Dec 20th, 2009 Posted in Mind/Body Health | 5 comments »

Who would have imagined that tea flower tea would bring two people together from different hemispheres of the world! Learning mindfullness often results in wonderful events, like making friends when you least expect.

While researching on the Internet, I discovered Maya Frost, a wonderful woman who writes about youth and education and who is also an expert on mindfulness exercises. After a week of enthusiastic sharing of thoughts, I invited her to write a guest blog. Enjoy her memories of travels and tea:
A Tea Flower Moment
Mindfulness and Tea: Sipping and Savoring Around the World
Last week, I had a fun conversation with Robin about tea, travel and mindfulness. I happen to love both tea and flowers, so when I went to her website and saw the photos of the gorgeous flowering tea in her glass pots, I was mesmerized. I thought I’d tried just about every tea under the sun, but I’ve never seen such a beautiful tea image. Since I find the ritual of preparing tea to be a wonderful opportunity for mindfulness, I’m delighted to know that I can incorporate breathtaking flowers along with my favorite antioxidant beverage.

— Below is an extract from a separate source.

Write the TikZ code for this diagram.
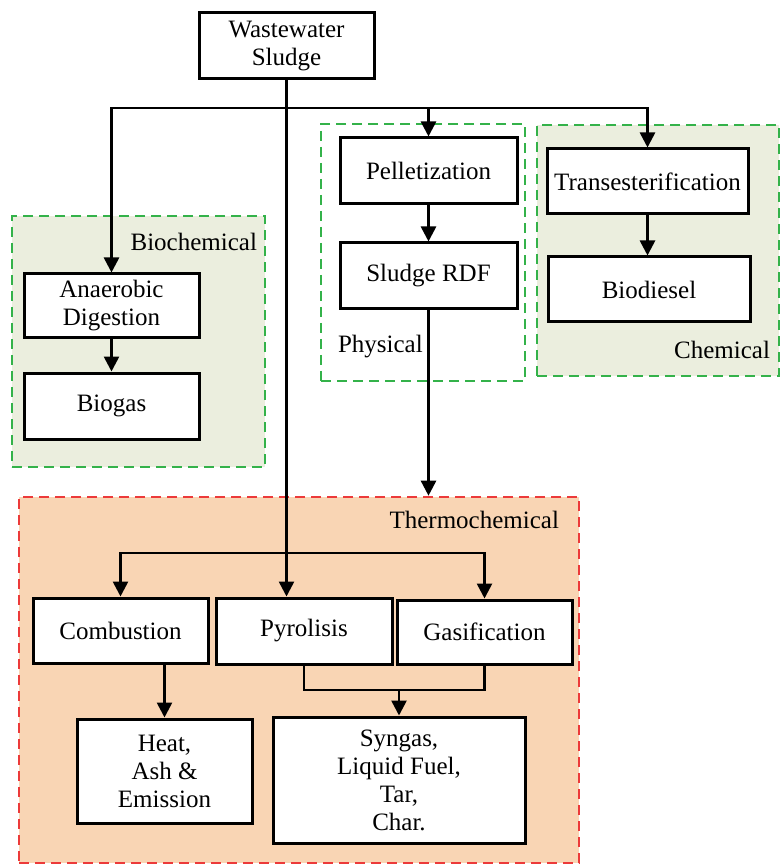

In my mind, I sort the places and stages of my life by types of tea. When I was a teenager living in the Oregon countryside, I used to make solar tea in a big glass jar and sip it iced while reading my ‘TEEN magazine.

I always picked the biggest glass we had—the one my mother had received as a free gift through a gas station promotion years before. I’d sit on the concrete step in the back, next to the bed of red gladiolas, and browse through the pages featuring (this is how old I am) photos of David Cassidy from the Partridge Family or Greg Williams from The Brady Bunch.

I worked hard in the summers, sweating for hours each day hoeing weeds between the rows of onions in a local field. Often I walked the three miles home on the gravel road after having worked for eight hours in the hot sun. So, as soon as I got home, I’d peel off my dirty clothes caked with dust and the ooze of rotten onions and more than a trace of pesticides and jump in the shower.

Then (this is how old I am), as if I hadn’t had enough sun that day, I’d slather on some baby oil and sit outside to tan. I have the permanent freckles on my back and neck to prove it. But the tea—well, that was something smart, something soothing that I did for myself. I always put the juice of a whole lemon in my tea so that I could enjoy the tanginess—and then rub the lemon halves on my hair to bleach it naturally (I read about it right there in ‘TEEN magazine!)

As a college student in Tacoma, I steeped hundreds of cups of Market Spice tea to get me through my late nights of studying on chilly nights. I bought it at Pike’s Place Market on my occasional day trips north to Seattle and would inhale the sweet spiciness through the paper bag while sitting in the back seat of my friend’s car on the way back to campus. My dorm room was spare—we didn’t have a lot of extras in those days, and with my tiny budget, I had fewer things than most. But I did have a hot pot for boiling water, and I made the most of it. I’m not sure which I loved more—the intoxicating aroma of the tea as it was steeping or the explosion of cinnamon and cloves on my tongue as I sipped it—but my memories of college are tied to the smell and taste of that tea.

During my senior year of college, I participated in a year-long study trip that allowed me to live in several Asian countries. I think of it as a tour of tea. There was tea wherever I went—South Korea, Japan, China, Thailand, Indonesia, Sri Lanka, Nepal and India. Each had its own unique flavor and serving tradition, from the clear green tea in Japan to the milky chai in India. I had tea with my host in the Himalayas at dawn, tea with the monks in Sri Lanka, tea in the dorm with my Korean roommate, tea with my fellow students on the train in China. When I think of my time in each country, I remember the people I met and the tea we shared.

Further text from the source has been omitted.